**Exercise goal**: Pictures stay out. Extract the lines below from the first one through the line with "import pandas as pd", both included.

**Available data**:
.....

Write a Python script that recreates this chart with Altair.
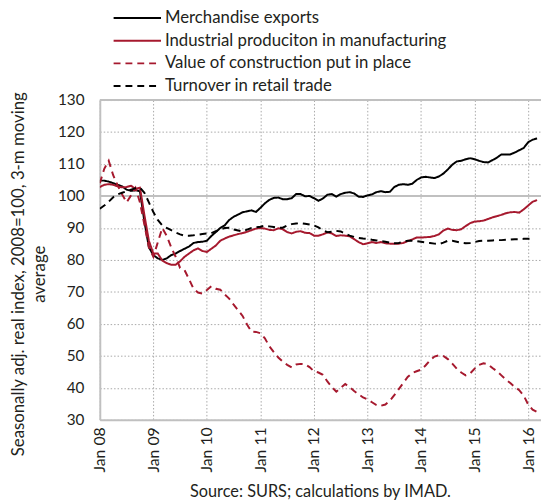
import altair as alt
import pandas as pd

series_names = [
    "Merchandise exports",
    "Industrial produciton in manufacturing",
    "Value of construction put in place",
    "Turnover in retail trade",
]
series_colors = ["#000000", "#A6192E", "#A6192E", "#000000"]
series_dash = [[1, 0], [1, 0], [7, 5], [7, 5]]

start_year = 2008  # first month: Jan 2008, monthly data

exports = [
    104.8, 104.8, 104.5, 104.0, 103.5, 103.0, 102.0, 101.6, 101.8, 101.5,
    92.0, 84.0, 81.5, 80.5, 80.0, 80.5, 81.5, 82.0, 82.8, 83.5,
    84.2, 85.3, 85.6, 85.7, 86.0, 87.5, 88.7, 90.0, 90.8, 92.5,
    93.5, 94.2, 94.9, 95.2, 95.5, 95.0, 96.3, 97.7, 98.8, 99.4,
    99.5, 99.0, 99.0, 99.3, 100.6, 100.6, 99.9, 100.0, 99.3, 98.5,
    99.2, 100.4, 100.6, 99.8, 100.6, 101.0, 101.2, 100.8, 99.8, 99.7,
    100.2, 100.5, 101.2, 101.5, 101.2, 101.3, 102.8, 103.5, 103.7, 103.5,
    103.8, 105.0, 105.8, 106.0, 105.8, 105.6, 106.1, 107.0, 108.3, 109.8,
    110.8, 111.0, 111.5, 111.8, 111.5, 111.0, 110.6, 110.5, 111.2, 112.0,
    113.0, 113.0, 113.0, 113.6, 114.3, 115.0, 116.8, 117.6, 118.0,
]
industry = [
    102.8, 103.5, 103.7, 103.5, 103.0, 102.7, 102.8, 103.2, 102.2, 102.6,
    94.0, 86.0, 82.0, 82.0, 79.8, 79.0, 78.5, 78.5, 79.6, 81.0,
    82.0, 83.0, 83.6, 82.8, 82.5, 83.5, 84.5, 86.0, 86.7, 87.3,
    87.7, 88.1, 88.4, 88.8, 89.3, 89.8, 90.0, 89.8, 89.4, 89.3,
    89.9, 89.6, 88.7, 88.3, 88.8, 89.0, 88.5, 88.4, 87.6, 87.6,
    88.0, 88.6, 88.3, 87.5, 87.7, 87.6, 87.4, 86.5, 85.6, 84.9,
    85.2, 85.6, 85.3, 85.6, 85.2, 85.1, 85.1, 85.1, 85.3, 85.9,
    86.4, 87.0, 87.0, 87.1, 87.2, 87.5, 88.0, 89.2, 89.8, 89.4,
    89.3, 89.6, 90.6, 91.5, 92.0, 92.1, 92.3, 92.8, 93.3, 93.7,
    94.1, 94.6, 94.9, 95.0, 94.8, 95.8, 97.0, 98.2, 98.7,
]
construction = [
    104.0, 108.5, 111.0, 106.5, 103.3, 100.5, 98.0, 100.2, 102.5, 98.0,
    91.0, 84.0, 81.0, 85.5, 90.0, 87.5, 84.0, 81.0, 77.5, 76.8,
    74.0, 71.0, 69.8, 69.5, 70.6, 71.8, 71.0, 70.7, 69.2, 67.9,
    66.0, 64.3, 62.5, 59.8, 57.6, 57.5, 57.1, 55.5, 53.0, 51.2,
    49.5, 48.2, 47.2, 46.4, 47.3, 47.5, 47.4, 46.5, 45.2, 44.8,
    44.1, 42.0, 40.3, 38.8, 40.0, 41.2, 40.2, 39.0, 38.0, 37.0,
    36.4, 35.5, 34.6, 34.4, 34.8, 36.0, 37.7, 39.6, 41.5, 43.4,
    44.6, 45.2, 45.7, 47.0, 48.6, 49.8, 50.2, 50.0, 49.0, 47.6,
    46.0, 44.8, 43.9, 44.5, 46.0, 47.2, 47.7, 47.4, 46.2, 45.2,
    43.9, 42.6, 41.5, 40.3, 39.3, 37.6, 34.8, 33.2, 32.5,
]
retail = [
    96.0, 97.0, 98.2, 99.6, 100.5, 101.0, 101.5, 102.0, 102.4, 102.6,
    101.0, 98.0, 95.0, 92.5, 90.8, 90.0, 89.3, 88.6, 88.0, 87.6,
    87.6, 87.7, 87.9, 88.1, 88.3, 88.4, 89.0, 89.5, 90.0, 90.1,
    89.5, 89.2, 88.9, 89.5, 90.0, 90.2, 90.4, 90.7, 90.5, 90.3,
    90.1, 90.1, 90.8, 91.2, 91.4, 91.5, 91.3, 91.1, 90.8, 90.2,
    89.3, 88.7, 88.8, 89.1, 88.9, 88.2, 87.6, 87.2, 86.9, 86.7,
    86.6, 86.3, 86.1, 85.9, 85.7, 85.4, 85.2, 85.3, 85.7, 86.0,
    86.0, 85.9, 85.7, 85.5, 85.3, 85.1, 85.0, 85.4, 86.0, 86.0,
    85.7, 85.4, 85.2, 85.3, 85.6, 85.9, 86.0, 86.0, 86.1, 86.2,
    86.2, 86.3, 86.4, 86.5, 86.5, 86.6, 86.6, 86.7,
]

year_ticks = list(range(2008, 2017))
y_ticks = list(range(30, 131, 10))
y_title = ["Seasonally adj. real index, 2008=100, 3-m moving", "average"]
caption = "Source: SURS; calculations by IMAD."

rows = []
for name, vals in zip(series_names, [exports, industry, construction, retail]):
    for i, v in enumerate(vals):
        rows.append({"series": name, "t": start_year + i / 12.0, "value": v})
df = pd.DataFrame(rows)

FONT = "Lato"
TXT = "#231f20"

x_scale = alt.Scale(domain=[2008, 2016.24], nice=False, zero=False)
y_scale = alt.Scale(domain=[30, 130], nice=False, zero=False)

y_axis = alt.Axis(values=y_ticks, labelFontSize=15.5, labelFont=FONT,
                  labelColor=TXT, labelPadding=16, ticks=False,
                  labelOverlap=False,
                  grid=True, gridDash=[1.5, 2], gridColor="#a8a8a8", gridWidth=1,
                  domainColor="#c0c0c0", domainWidth=2,
                  title=y_title, titleFont=FONT, titleFontSize=17,
                  titleFontWeight="normal", titleColor=TXT,
                  titleAngle=270, titleAlign="center",
                  titleBaseline="alphabetic", titleLineHeight=21,
                  titleX=-77, titleY=176)

legend_kw = dict(title=None, orient="none", legendX=13, legendY=-94.5,
                 symbolType="stroke", symbolSize=2304, symbolStrokeWidth=2,
                 labelFont=FONT, labelFontSize=17, labelColor=TXT,
                 labelLimit=400, rowPadding=0, clipHeight=22.7,
                 labelOffset=3, padding=0)

lines = alt.Chart(df).mark_line(strokeWidth=2, clip=True).encode(
    x=alt.X("t:Q", scale=x_scale,
            axis=alt.Axis(values=year_ticks, title=None, labelAngle=270,
                          labelExpr="'Jan ' + slice(toString(datum.value), 2)",
                          labelFontSize=16, labelFont=FONT, labelColor=TXT,
                          labelPadding=7, ticks=False, labelOverlap=False,
                          grid=True, gridDash=[1.5, 2], gridColor="#a8a8a8", gridWidth=1,
                          domainColor="#c0c0c0", domainWidth=2)),
    y=alt.Y("value:Q", scale=y_scale, axis=y_axis),
    color=alt.Color("series:N",
                    scale=alt.Scale(domain=series_names, range=series_colors),
                    legend=alt.Legend(**legend_kw)),
    strokeDash=alt.StrokeDash("series:N",
                              scale=alt.Scale(domain=series_names, range=series_dash),
                              legend=alt.Legend(**legend_kw)),
    order=alt.Order("series:N"),
)

ref_vals = [100, 130]
ref_df = pd.DataFrame({"v": ref_vals})
rules = alt.Chart(ref_df).mark_rule(color="#c0c0c0", strokeWidth=2).encode(
    y=alt.Y("v:Q", scale=y_scale, axis=y_axis)
)

chart = alt.layer(rules, lines).properties(
    width=447,
    height=324,
    autosize=alt.AutoSizeParams(type="none"),
    padding={"left": 93, "top": 90, "right": 0, "bottom": 82},
    title=alt.TitleParams(caption, orient="bottom", anchor="middle", frame="group",
                          font=FONT, fontSize=16.5, fontWeight="normal", color=TXT,
                          offset=12),
).configure_view(stroke=None)

chart.save("out.html", embed_options={"renderer": "svg", "actions": False})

.....

**Right answer**:
Write a Python script that recreates this chart with Altair.
import altair as alt
import pandas as pd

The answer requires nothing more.